- [Stated problem]:
Leave out the pictures and set down exactly the lines from the start of the listing through the one with "const yawPhaseTicks = [3000, 2000, 1000, 0, -1000];", both included.

- [Given records]:
====
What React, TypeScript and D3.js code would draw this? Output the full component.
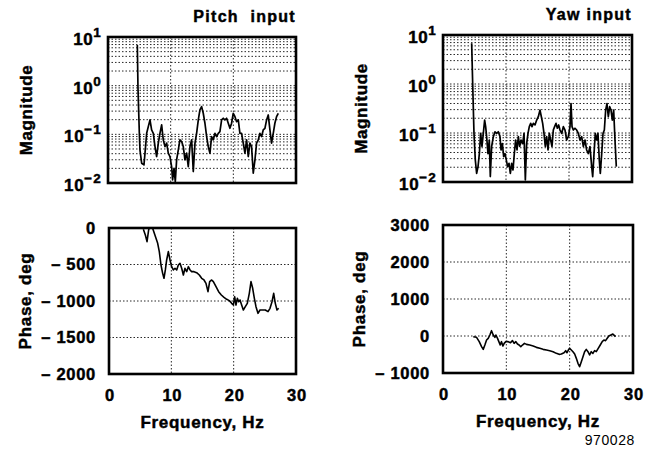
import React from 'react';
import * as d3 from 'd3';

// ---------- data ----------
const xTicks = [0, 10, 20, 30];
const magTickExps = [1, 0, -1, -2];
const pitchPhaseTicks = [0, -500, -1000, -1500, -2000];
const yawPhaseTicks = [3000, 2000, 1000, 0, -1000];

const pitchMagFreq = [4.68, 4.78, 5.0, 5.1, 5.37, 5.74, 5.95, 6.17, 6.43, 6.7, 6.96, 7.23, 7.5, 7.76, 8.03, 8.29, 8.56, 8.82, 9.09, 9.36, 9.62, 9.89, 10.15, 10.31, 10.53, 10.74, 10.95, 11.22, 11.48, 11.75, 12.01, 12.28, 12.55, 12.81, 13.08, 13.34, 13.61, 13.88, 14.14, 14.41, 14.67, 14.94, 15.2, 15.47, 15.74, 16.0, 16.27, 16.53, 16.8, 17.07, 17.33, 17.6, 17.86, 18.13, 18.39, 18.66, 18.93, 19.19, 19.46, 19.72, 19.99, 20.26, 20.52, 20.79, 21.05, 21.32, 21.58, 21.85, 22.12, 22.38, 22.65, 22.91, 23.18, 23.45, 23.71, 23.98, 24.24, 24.51, 24.77, 25.04, 25.31, 25.57, 25.84, 26.1, 26.37, 26.63, 26.9, 27.17];
const pitchMagValues = [6.85, 0.95, 0.105, 0.048, 0.0255, 0.0235, 0.048, 0.105, 0.144, 0.198, 0.123, 0.105, 0.056, 0.035, 0.066, 0.105, 0.156, 0.077, 0.056, 0.066, 0.041, 0.035, 0.0217, 0.0116, 0.0201, 0.0107, 0.0298, 0.048, 0.077, 0.071, 0.056, 0.03, 0.041, 0.0217, 0.056, 0.077, 0.0172, 0.066, 0.105, 0.198, 0.317, 0.371, 0.271, 0.169, 0.09, 0.056, 0.041, 0.09, 0.077, 0.105, 0.09, 0.105, 0.114, 0.198, 0.214, 0.198, 0.214, 0.169, 0.133, 0.169, 0.271, 0.231, 0.182, 0.198, 0.105, 0.105, 0.066, 0.041, 0.077, 0.035, 0.066, 0.056, 0.0159, 0.03, 0.066, 0.077, 0.105, 0.09, 0.123, 0.133, 0.198, 0.25, 0.123, 0.066, 0.105, 0.169, 0.231, 0.271];

const yawMagFreq = [4.55, 4.71, 4.92, 5.13, 5.34, 5.56, 5.77, 5.98, 6.19, 6.4, 6.61, 6.77, 6.93, 7.14, 7.35, 7.51, 7.72, 7.99, 8.25, 8.52, 8.78, 9.05, 9.21, 9.42, 9.63, 9.84, 10.05, 10.26, 10.48, 10.69, 10.9, 11.11, 11.32, 11.53, 11.75, 11.96, 12.17, 12.38, 12.65, 12.86, 13.07, 13.28, 13.49, 13.7, 13.92, 14.13, 14.34, 14.6, 14.87, 15.13, 15.4, 15.61, 15.82, 16.03, 16.24, 16.46, 16.67, 16.88, 17.09, 17.3, 17.51, 17.72, 17.94, 18.15, 18.36, 18.57, 18.84, 19.1, 19.37, 19.63, 19.89, 20.16, 20.32, 20.48, 20.69, 20.95, 21.22, 21.48, 21.75, 22.01, 22.28, 22.54, 22.8, 23.07, 23.33, 23.6, 23.76, 23.97, 24.18, 24.39, 24.6, 24.81, 24.97, 25.19, 25.4, 25.61, 25.82, 26.03, 26.24, 26.46, 26.67, 26.88, 27.09, 27.3, 27.51];
const yawMagValues = [6.8, 1.03, 0.098, 0.028, 0.015, 0.0206, 0.038, 0.098, 0.053, 0.098, 0.184, 0.135, 0.084, 0.038, 0.072, 0.0129, 0.053, 0.084, 0.106, 0.098, 0.106, 0.084, 0.045, 0.061, 0.033, 0.038, 0.028, 0.0206, 0.024, 0.015, 0.024, 0.0176, 0.038, 0.072, 0.045, 0.084, 0.053, 0.072, 0.061, 0.098, 0.011, 0.061, 0.098, 0.135, 0.157, 0.135, 0.157, 0.146, 0.184, 0.215, 0.294, 0.215, 0.157, 0.098, 0.053, 0.084, 0.045, 0.098, 0.072, 0.053, 0.115, 0.135, 0.157, 0.125, 0.146, 0.115, 0.098, 0.135, 0.115, 0.072, 0.084, 0.135, 0.4, 0.135, 0.115, 0.125, 0.115, 0.098, 0.072, 0.084, 0.053, 0.072, 0.045, 0.038, 0.053, 0.0206, 0.0129, 0.038, 0.098, 0.072, 0.098, 0.028, 0.015, 0.038, 0.098, 0.115, 0.294, 0.4, 0.215, 0.344, 0.294, 0.184, 0.294, 0.072, 0.0206];

const pitchPhaseFreq = [5.51, 5.83, 6.1, 6.36, 6.68, 7.0, 7.27, 7.54, 7.81, 8.07, 8.34, 8.61, 8.82, 9.04, 9.25, 9.52, 9.79, 10.05, 10.32, 10.59, 10.86, 11.12, 11.39, 11.66, 11.93, 12.19, 12.46, 12.73, 13.0, 13.26, 13.64, 14.06, 14.49, 14.87, 15.24, 15.56, 15.88, 16.15, 16.47, 16.74, 17.17, 17.59, 18.02, 18.45, 18.88, 19.3, 19.68, 19.95, 20.16, 20.37, 20.59, 20.8, 21.02, 21.28, 21.55, 21.87, 22.19, 22.51, 22.78, 23.05, 23.32, 23.58, 23.9, 24.22, 24.65, 25.08, 25.51, 25.83, 26.15, 26.42, 26.68, 26.95, 27.22];
const pitchPhaseValues = [-18, -96, -187, -27, 64, -5, -73, -142, -210, -324, -507, -621, -689, -575, -438, -324, -438, -530, -575, -552, -575, -507, -484, -552, -644, -552, -598, -530, -575, -598, -598, -612, -644, -689, -712, -758, -872, -735, -712, -735, -804, -872, -918, -950, -977, -995, -1032, -1055, -941, -1055, -963, -1009, -986, -1055, -1123, -1078, -1032, -895, -735, -826, -963, -1078, -1169, -1123, -1123, -1123, -1146, -1100, -1009, -895, -1032, -1123, -1100];

const yawPhaseFreq = [4.78, 5.3, 5.72, 6.09, 6.35, 6.61, 6.88, 7.14, 7.4, 7.66, 7.93, 8.19, 8.35, 8.61, 8.82, 9.03, 9.24, 9.45, 9.66, 9.92, 10.29, 10.66, 10.97, 11.23, 11.5, 11.76, 12.02, 12.28, 12.55, 12.86, 13.18, 13.7, 14.23, 14.75, 15.28, 15.8, 16.33, 16.85, 17.38, 17.9, 18.32, 18.69, 19.11, 19.37, 19.58, 19.79, 19.99, 20.26, 20.52, 20.79, 21.05, 21.31, 21.57, 21.84, 22.1, 22.36, 22.62, 22.89, 23.15, 23.41, 23.67, 23.94, 24.2, 24.51, 24.83, 25.14, 25.41, 25.67, 25.93, 26.19, 26.51, 26.82, 27.03, 27.24];
const yawPhaseValues = [-18, -36, -153, -289, -361, -244, -108, -63, 27, 144, 27, -36, 27, -63, -153, -244, -153, -271, -199, -153, -153, -180, -126, -199, -153, -217, -244, -289, -244, -199, -226, -244, -271, -307, -334, -361, -379, -397, -424, -469, -496, -487, -451, -397, -451, -379, -334, -379, -424, -487, -604, -739, -829, -694, -559, -424, -361, -424, -514, -424, -469, -397, -424, -334, -244, -153, -108, -126, -63, 0, 27, 54, 18, -18];

// ---------- layout ----------
const FONT = '"Liberation Sans", Arial, Helvetica, sans-serif';
const BOLD = { fontFamily: FONT, fontWeight: 'bold' as const, stroke: '#000', strokeWidth: 0.45 };

type Box = { x0: number; x1: number; y0: number; y1: number };

const boxes = {
  pitchMag: { x0: 108, x1: 296, y0: 37, y1: 183 },
  yawMag: { x0: 443, x1: 632, y0: 35, y1: 182 },
  pitchPhase: { x0: 109, x1: 296, y0: 228, y1: 374 },
  yawPhase: { x0: 443, x1: 633, y0: 225, y1: 373 },
};

const GRID = { stroke: '#111', strokeWidth: 0.9, strokeDasharray: '1.5,2' };

function MagPanel({ id, box, freq, values, title }: { id: string; box: Box; freq: number[]; values: number[]; title: string }) {
  const x = d3.scaleLinear().domain([0, 30]).range([box.x0, box.x1]);
  const y = d3.scaleLog().domain([0.01, 10]).range([box.y1, box.y0]);
  const line = d3.line<number>().x((_, i) => x(freq[i])).y((v) => y(v));
  const minor: number[] = [];
  for (let k = -2; k <= 0; k++) for (let m = 1; m <= 9; m++) minor.push(m * Math.pow(10, k));
  return (
    <g>
      <defs>
        <clipPath id={id}>
          <rect x={box.x0} y={box.y0} width={box.x1 - box.x0} height={box.y1 - box.y0} />
        </clipPath>
      </defs>
      {minor.map((v, i) => (
        <line key={'h' + i} x1={box.x0} x2={box.x1} y1={y(v)} y2={y(v)} {...GRID} />
      ))}
      {[10, 20].map((v) => (
        <line key={'v' + v} x1={x(v)} x2={x(v)} y1={box.y0} y2={box.y1} {...GRID} />
      ))}
      <path d={line(values) || ''} fill="none" stroke="#000" strokeWidth={1.7} strokeLinejoin="round" clipPath={`url(#${id})`} />
      <rect x={box.x0} y={box.y0} width={box.x1 - box.x0} height={box.y1 - box.y0} fill="none" stroke="#000" strokeWidth={2.6} />
      {magTickExps.map((e) => (
        <text key={e} x={box.x0 - 6} y={y(Math.pow(10, e)) + 8} textAnchor="end" {...BOLD} fontSize={17} letterSpacing={0.6}>
          <tspan>10</tspan>
          <tspan dy={-8} fontSize={13.5} letterSpacing={1.2}>{e < 0 ? '\u2212' + Math.abs(e) : String(e)}</tspan>
        </text>
      ))}
      <text transform={`translate(${box.x0 - 82},${(box.y0 + box.y1) / 2}) rotate(-90)`} textAnchor="middle" dominantBaseline="central" {...BOLD} fontSize={17} letterSpacing={0.6}>Magnitude</text>
      <text x={box.x1} y={box.y0 - 15} textAnchor="end" {...BOLD} fontSize={16} letterSpacing={1.3}>{title}</text>
    </g>
  );
}

function PhasePanel({ id, box, freq, values, ticks }: { id: string; box: Box; freq: number[]; values: number[]; ticks: number[] }) {
  const x = d3.scaleLinear().domain([0, 30]).range([box.x0, box.x1]);
  const y = d3.scaleLinear().domain([d3.min(ticks)!, d3.max(ticks)!]).range([box.y1, box.y0]);
  const line = d3.line<number>().x((_, i) => x(freq[i])).y((v) => y(v));
  const fmt = (v: number) => (v < 0 ? '\u2013 ' + Math.abs(v) : String(v));
  return (
    <g>
      <defs>
        <clipPath id={id}>
          <rect x={box.x0} y={box.y0} width={box.x1 - box.x0} height={box.y1 - box.y0} />
        </clipPath>
      </defs>
      {ticks.slice(1, -1).map((v) => (
        <line key={'h' + v} x1={box.x0} x2={box.x1} y1={y(v)} y2={y(v)} {...GRID} />
      ))}
      {[10, 20].map((v) => (
        <line key={'v' + v} x1={x(v)} x2={x(v)} y1={box.y0} y2={box.y1} {...GRID} />
      ))}
      <path d={line(values) || ''} fill="none" stroke="#000" strokeWidth={1.6} strokeLinejoin="round" clipPath={`url(#${id})`} />
      <rect x={box.x0} y={box.y0} width={box.x1 - box.x0} height={box.y1 - box.y0} fill="none" stroke="#000" strokeWidth={2.6} />
      {ticks.map((v) => (
        <text key={v} x={box.x0 - 13} y={y(v)} dy="0.36em" textAnchor="end" {...BOLD} fontSize={16.5} letterSpacing={0.7}>{fmt(v)}</text>
      ))}
      {xTicks.map((v) => (
        <text key={'x' + v} x={x(v) + 1} y={box.y1 + 21} dy="0.36em" textAnchor="middle" {...BOLD} fontSize={16.5} letterSpacing={0.7}>{v}</text>
      ))}
      <text x={(box.x0 + box.x1) / 2} y={box.y1 + 48} dy="0.36em" textAnchor="middle" {...BOLD} fontSize={17} letterSpacing={0.7}>Frequency, Hz</text>
      <text transform={`translate(${box.x0 - 84},${(box.y0 + box.y1) / 2}) rotate(-90)`} textAnchor="middle" dominantBaseline="central" {...BOLD} fontSize={17} letterSpacing={0.7}>Phase, deg</text>
    </g>
  );
}

export default function App() {
  return (
    <svg width={648} height={449} viewBox="0 0 648 449" style={{ position: 'absolute', left: 0, top: 0, background: '#fff' }}>
      <rect x={0} y={0} width={648} height={449} fill="#fff" />
      <MagPanel id="clipPM" box={boxes.pitchMag} freq={pitchMagFreq} values={pitchMagValues} title={'Pitch\u00a0 input'} />
      <MagPanel id="clipYM" box={boxes.yawMag} freq={yawMagFreq} values={yawMagValues} title="Yaw input" />
      <PhasePanel id="clipPP" box={boxes.pitchPhase} freq={pitchPhaseFreq} values={pitchPhaseValues} ticks={pitchPhaseTicks} />
      <PhasePanel id="clipYP" box={boxes.yawPhase} freq={yawPhaseFreq} values={yawPhaseValues} ticks={yawPhaseTicks} />
      <text x={635} y={445} textAnchor="end" fontFamily={FONT} fontSize={14} letterSpacing={0.6}>970028</text>
    </svg>
  );
}
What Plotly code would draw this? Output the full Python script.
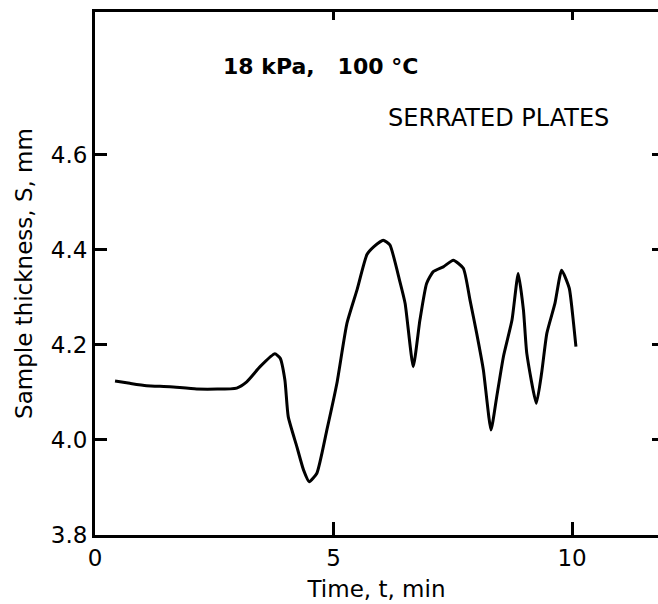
====
- [Exercise result]:
What React, TypeScript and D3.js code would draw this? Output the full component.
import React from 'react';
import * as d3 from 'd3';

// ---------- data ----------
const xTicks = [0, 10, 20, 30];
const magTickExps = [1, 0, -1, -2];
const pitchPhaseTicks = [0, -500, -1000, -1500, -2000];
const yawPhaseTicks = [3000, 2000, 1000, 0, -1000];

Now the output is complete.